Set task
Your job is to retype all of the data word for word, leaving every image out.

#### Material for the task

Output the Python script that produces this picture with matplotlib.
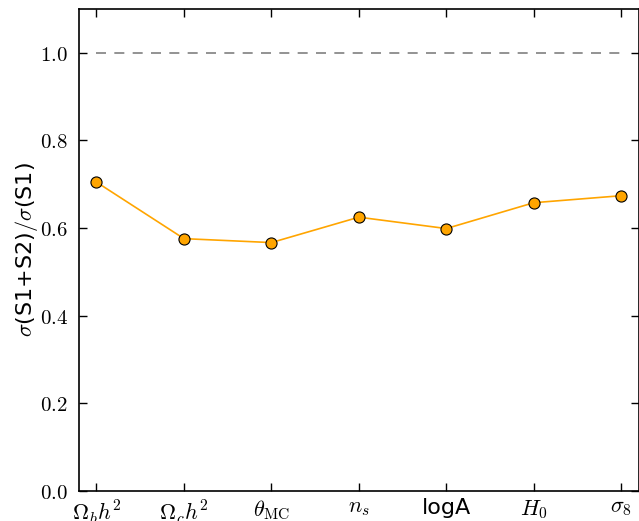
import numpy as np
import matplotlib
matplotlib.use("Agg")
import matplotlib.pyplot as plt

plt.rcParams['mathtext.fontset'] = 'cm'
plt.rcParams['font.family'] = 'DejaVu Sans'

# parametres et rapport des erreurs
params = [r'$\Omega_bh^2$', r'$\Omega_ch^2$', r'$\theta_{\rm MC}$', r'$n_s$', 'logA', r'$H_0$', r'$\sigma_8$']
ratio = [0.705, 0.576, 0.567, 0.625, 0.599, 0.658, 0.674]
yticks = [0.0, 0.2, 0.4, 0.6, 0.8, 1.0]

fig = plt.figure(figsize=(6.39, 5.21), dpi=100)
ax = fig.add_axes([0.1236, 0.0576, 0.876, 0.925])

x = np.arange(len(params))
ax.plot(x, ratio, '-', color='orange', lw=1.2, zorder=2)
ax.plot(x, ratio, 'o', color='orange', mec='black', mew=0.8, ms=8, zorder=3)
ax.plot([x[0], x[-1]], [1.0, 1.0], '--', color='gray', lw=1.2, dashes=(6, 5))

ax.set_xlim(-0.2, len(params) - 0.8)
ax.set_ylim(0, 1.1)
ax.set_xticks(x)
ax.set_xticklabels(params, fontsize=16)
ax.set_yticks(yticks)
ax.set_yticklabels([r'$%.1f$' % v for v in yticks], fontsize=15)
ax.set_ylabel(r'$\sigma$(S1+S2)$/\sigma$(S1)', fontsize=16, labelpad=0)

ax.tick_params(direction='in', top=True, right=True, length=6, width=1, pad=5)
ax.tick_params(axis='y', pad=8)
for s in ax.spines.values():
    s.set_linewidth(1.2)

fig.savefig('out.png', dpi=100)
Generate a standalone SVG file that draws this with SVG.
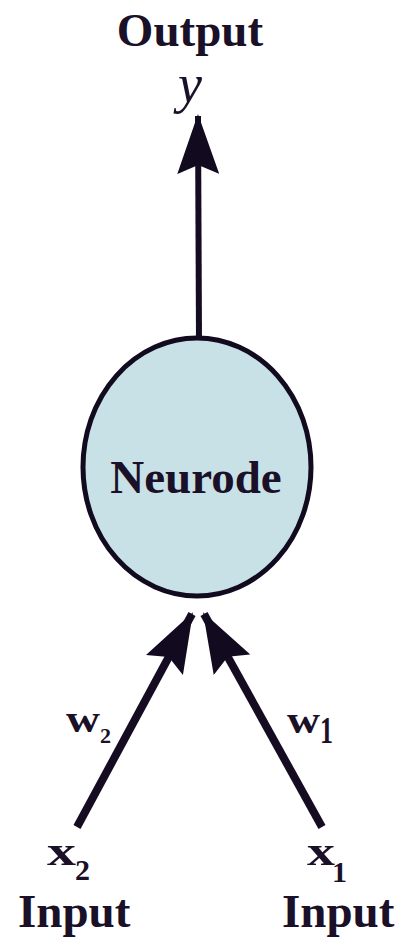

########

Exercise result
Output the Python script that produces this picture with matplotlib.
import numpy as np
import matplotlib
matplotlib.use("Agg")
import matplotlib.pyplot as plt

plt.rcParams['mathtext.fontset'] = 'cm'
plt.rcParams['font.family'] = 'DejaVu Sans'

# parametres et rapport des erreurs
params = [r'$\Omega_bh^2$', r'$\Omega_ch^2$', r'$\theta_{\rm MC}$', r'$n_s$', 'logA', r'$H_0$', r'$\sigma_8$']
ratio = [0.705, 0.576, 0.567, 0.625, 0.599, 0.658, 0.674]
yticks = [0.0, 0.2, 0.4, 0.6, 0.8, 1.0]

fig = plt.figure(figsize=(6.39, 5.21), dpi=100)
ax = fig.add_axes([0.1236, 0.0576, 0.876, 0.925])

x = np.arange(len(params))
ax.plot(x, ratio, '-', color='orange', lw=1.2, zorder=2)
ax.plot(x, ratio, 'o', color='orange', mec='black', mew=0.8, ms=8, zorder=3)
ax.plot([x[0], x[-1]], [1.0, 1.0], '--', color='gray', lw=1.2, dashes=(6, 5))

ax.set_xlim(-0.2, len(params) - 0.8)
ax.set_ylim(0, 1.1)
ax.set_xticks(x)
ax.set_xticklabels(params, fontsize=16)
ax.set_yticks(yticks)
ax.set_yticklabels([r'$%.1f$' % v for v in yticks], fontsize=15)
ax.set_ylabel(r'$\sigma$(S1+S2)$/\sigma$(S1)', fontsize=16, labelpad=0)

ax.tick_params(direction='in', top=True, right=True, length=6, width=1, pad=5)
ax.tick_params(axis='y', pad=8)
for s in ax.spines.values():
    s.set_linewidth(1.2)

fig.savefig('out.png', dpi=100)
Generate a standalone SVG file that draws this with SVG.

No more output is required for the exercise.